Spend some time in your catalogs and place some orders for summer seed and bulbs. Decide what you do want to grow this year. Plan out where you are going to plant things in your garden, according to what they need. More sun, more shade, etc.
Clean Up Garden Area
Here in Nova Scotia, we get snow and rain, and sun all in one day sometimes, plus a good amount of wind. This all means that the garden area gets a lot of stuff blown into it. About a month before planting I like to go out and clean up the garden and greenhouse. This is a good time to take stock of what your soil may need.
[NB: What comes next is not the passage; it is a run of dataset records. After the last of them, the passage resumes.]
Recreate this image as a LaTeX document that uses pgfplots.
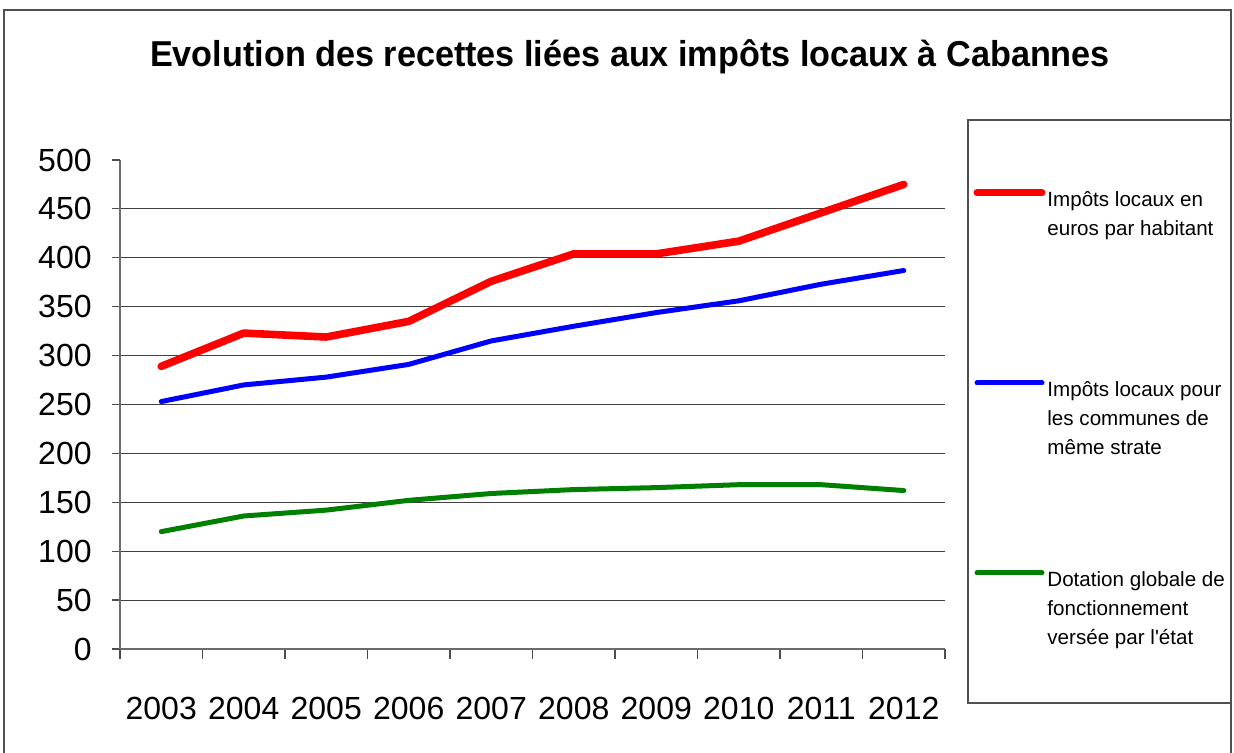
\documentclass[border=0pt]{standalone}
\usepackage{fontspec}
\setmainfont{Liberation Sans}
\usepackage{pgfplots}
\pgfplotsset{compat=1.18}
\definecolor{xlred}{RGB}{255,0,0}
\definecolor{xlblue}{RGB}{0,0,255}
\definecolor{xlgreen}{RGB}{0,128,0}
\definecolor{framegray}{RGB}{80,80,80}
\begin{document}
\begin{tikzpicture}[x=0.5pt,y=0.5pt]
\path[use as bounding box] (0,0) rectangle (1234,753);
% outer frame
\draw[framegray, line width=0.8pt] (4,-5) -- (4,743) -- (1231,743) -- (1231,-5);
% title
\node[anchor=base, inner sep=0pt, font=\bfseries\fontsize{18}{21}\selectfont] at (630,686)
  {\scalebox{0.95}[1]{Evolution des recettes liées aux impôts locaux à Cabannes}};
\begin{axis}[
  at={(60pt,52pt)}, anchor=south west,
  scale only axis, width=412.5pt, height=244.5pt,
  xmin=0.5, xmax=10.5, ymin=0, ymax=500,
  axis lines*=left,
  axis line style={-, draw=gray!85!black, line width=0.9pt},
  xtick={1,...,10},
  xticklabels={2003,2004,2005,2006,2007,2008,2009,2010,2011,2012},
  major x tick style={draw=none},
  minor xtick={0.5,1.5,...,10.5},
  minor x tick style={draw=gray!60!black, line width=0.6pt},
  minor tick length=5pt,
  tick align=outside,
  ytick={0,50,...,450},
  extra y ticks={500},
  extra y tick style={grid=none},
  major y tick style={draw=gray!60!black, line width=0.6pt},
  major tick length=4pt,
  ymajorgrids,
  grid style={black!75, line width=0.5pt},
  tick label style={font=\fontsize{16}{19}\selectfont},
  /pgf/number format/assume math mode=true,
  xticklabel style={anchor=base, yshift=-31.5pt},
  yticklabel style={anchor=east, inner sep=0pt, xshift=-10pt},
  clip=false,
]
\addplot[xlred, line width=3.8pt, line cap=round, line join=round] coordinates {
 (1,289) (2,323) (3,319) (4,335) (5,376) (6,404) (7,404) (8,417) (9,446) (10,475)};
\addplot[xlblue, line width=2.5pt, line cap=round, line join=round] coordinates {
 (1,253) (2,270) (3,278) (4,291) (5,315) (6,330) (7,344) (8,356) (9,373) (10,387)};
\addplot[xlgreen, line width=2.5pt, line cap=round, line join=round] coordinates {
 (1,120) (2,136) (3,142) (4,152) (5,159) (6,163) (7,165) (8,168) (9,168) (10,162)};
\end{axis}
% legend
\draw[framegray, line width=0.8pt] (968,633) rectangle (1231,50);
\draw[xlred, line width=3.5pt, line cap=round] (977,560) -- (1042,560);
\draw[xlblue, line width=2.5pt, line cap=round] (977,370) -- (1042,370);
\draw[xlgreen, line width=2.5pt, line cap=round] (977,180) -- (1042,180);
\begin{scope}[every node/.style={anchor=base west, inner sep=0pt, font=\fontsize{10.3}{12}\selectfont}]
\node at (1047,546) {Impôts locaux en};
\node at (1047,517) {euros par habitant};
\node at (1047,356) {Impôts locaux pour};
\node at (1047,327) {les communes de};
\node at (1047,298) {même strate};
\node at (1047,166) {Dotation globale de};
\node at (1047,137) {fonctionnement};
\node at (1047,108) {versée par l\textquotesingle état};
\end{scope}
\end{tikzpicture}
\end{document}
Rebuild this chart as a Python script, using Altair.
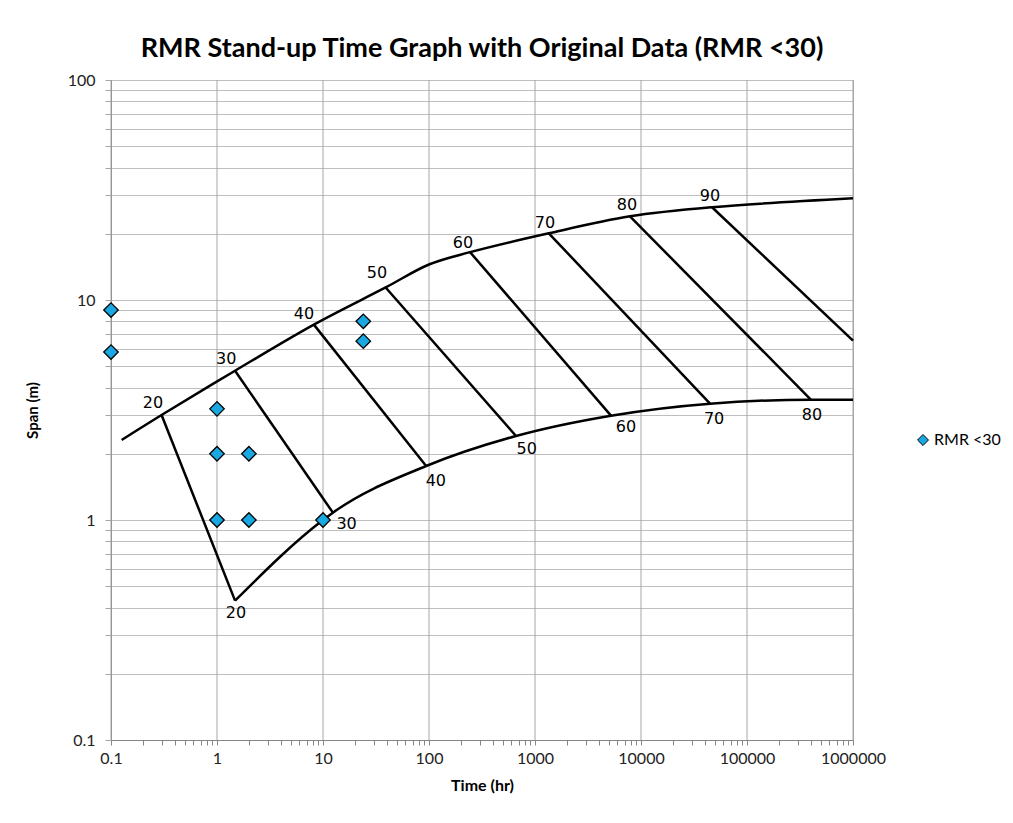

- clean up all the winter debris: things like fallen tree branches, sticks, rocks, and whatever else is left over from winter
- clean out the left over leaves from fall
- rake off the beds
- pull weeds
- deadhead flowers you left for the birds
Ready the Garden Soil
Make sure that your garden soil is ready for planting either seed directly, or transplanting into it. About a month before you want to add compost or other materials such as more soil if needed, grass clippings, mulch, etc.
Know when your last frost will be. This is super important to know for when you are going to start planting – both inside and outside.
Start your seeds inside for longer growing season, to give them a boost in the garden. But make sure that you actulate your seedlings before planting them outside. You will lose them.
Start them outside on a nice sunny day. One hour to start, increasing the time you leave them out before planting.